Corollary: Senior people in a company often have clearer PULL (and the ability to buy something) than junior people. And a junior employee’s PULL is often irrelevant to senior people, who need to be convinced to sign off on the purchase, so you wind up getting excited junior people who get stiff-armed on a $50/month purchase.
Haven’t found PULL? Ok, go find someone with real PULL. Nothing else matters. It doesn’t just figure itself out.
Having sales calls with people who fit your PULL hypothesis who aren’t pulling? If this happens in 3-5 calls, there’s something wrong with your PULL hypothesis and you need to go back to the drawing board. Don’t get stuck doing this for hundreds of calls.
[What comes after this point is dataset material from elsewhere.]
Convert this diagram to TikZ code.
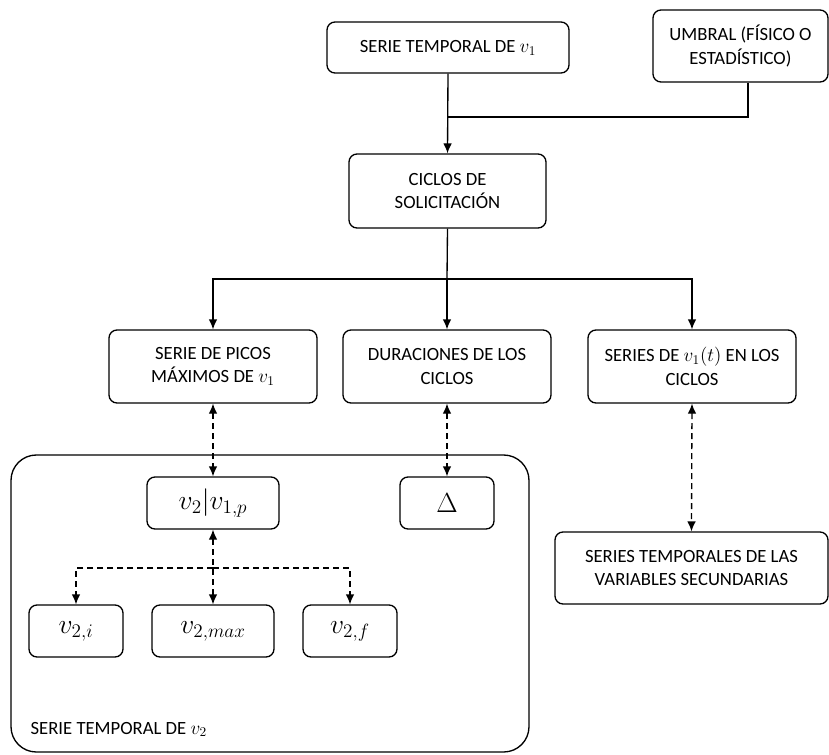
\documentclass[tikz,border=0pt]{standalone}
\usepackage{fontspec}
\setmainfont{Carlito}
\usetikzlibrary{arrows.meta}
\begin{document}
\begin{tikzpicture}[>={Latex[length=7.5pt,width=6.5pt]}, x=0.75pt, y=-0.75pt, line width=1pt,
  caja/.style={draw, rounded corners=6pt, align=center, inner sep=2pt,
    font=\fontsize{14}{17.5}\selectfont},
  mcaja/.style={draw, rounded corners=6pt, inner sep=0pt,
    minimum height=39pt, font=\fontsize{21}{25}\selectfont},
  punteada/.style={dashed, dash pattern=on 4.5pt off 3pt}]
\useasboundingbox (0,0) rectangle (829,754);

% fila de arriba
\node[caja, minimum width=181.5pt, minimum height=38.25pt] (s1) at (448,47.5) {SERIE TEMPORAL DE $v_1$};
\node[caja, minimum width=131.25pt, minimum height=54pt] (umbral) at (740.5,46) {UMBRAL (FÍSICO O\\ESTADÍSTICO)};
\node[caja, minimum width=147.75pt, minimum height=55.5pt] (ciclos) at (447.5,191) {CICLOS DE\\SOLICITACIÓN};
\coordinate (j1) at (448,117);
\draw[->] (s1.south) -- (ciclos.north);
\draw ([xshift=5.6pt]umbral.south) |- (j1);

% fila del medio
\node[caja, minimum width=156pt, minimum height=54.75pt] (picos) at (213,366.5) {SERIE DE PICOS\\MÁXIMOS DE $v_1$};
\node[caja, minimum width=156pt, minimum height=54.75pt] (durac) at (447,366.5) {DURACIONES DE LOS\\CICLOS};
\node[caja, minimum width=156pt, minimum height=54.75pt] (seriesv) at (692,366.5) {SERIES DE $v_1(t)$ EN LOS\\CICLOS};
\coordinate (j2) at (447,279);
\draw (ciclos.south) -- (j2);
\draw[->] (j2) -| (picos.north);
\draw[->] (j2) -- (durac.north);
\draw[->] (j2) -| (seriesv.north);

% serie temporal de v2
\draw[rounded corners=19pt] (11,455) rectangle (529,752);
\node[anchor=base west, inner sep=0pt, font=\fontsize{14}{17.5}\selectfont] (lblv2) at (30,734) {SERIE TEMPORAL DE $v_2$};
\node[mcaja, minimum width=99pt] (cond) at (213,503) {$v_2|v_{1,p}$};
\node[mcaja, minimum width=70.5pt] (delta) at (447,503) {$\Delta$};
\node[mcaja, minimum width=70.5pt] (vi) at (76,631) {$v_{2,i}$};
\node[mcaja, minimum width=91.5pt] (vmax) at (213,631) {$v_{2,max}$};
\node[mcaja, minimum width=70.5pt] (vf) at (350,631) {$v_{2,f}$};
\coordinate (j3) at (213,568);
\draw[<->, punteada] (picos.south) -- (cond.north);
\draw[<->, punteada] (durac.south) -- (delta.north);
\draw[<->, punteada] (cond.south) -- (vmax.north);
\draw[->, punteada] (j3) -| (vi.north);
\draw[->, punteada] (j3) -| (vf.north);

% variables secundarias
\node[caja, minimum width=204.75pt, minimum height=54pt] (secund) at (691.5,568) {SERIES TEMPORALES DE LAS\\VARIABLES SECUNDARIAS};
\draw[<->, punteada] (seriesv.south) -- (secund.north);
\end{tikzpicture}
\end{document}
Confused doing “research”? Yeah, we all are. Go do the job with the potential customer to find PULL firsthand. And/or ask the Hail Mary question: What would you pay me to solve for you? It would be weird if you actually found PULL just by interviewing people.
Not enough sales calls? Are you doing outbound? If so, it’s almost certainly a function of your messaging. But for some niches (e.g., non-technical SMBs in middle America), you’re going to have to pick up the phone and cold call.
Some buy fast, some buy slow? Sign that you don’t quite understand PULL yet. Deal velocity = [time until PULL] + actual sales cycle length. If you have variable deal lengths, it is a function of not understanding when PULL happens or what it is.
Well, turns out maybe this quickstart guide wasn’t so quick. Anyway, start from the top, fill out the PULL framework, and get rolling from there.
And, of course, let me know if there’s anything in here you’d like a full post on!
“Right downstream, wrong upstream” applies in many, many places. E.g., in the American constitution, Natural Rights are upstream - we are born with rights, the government doesn’t grant us rights. This upstream concept makes a lot of downstream squabbles irrelevant.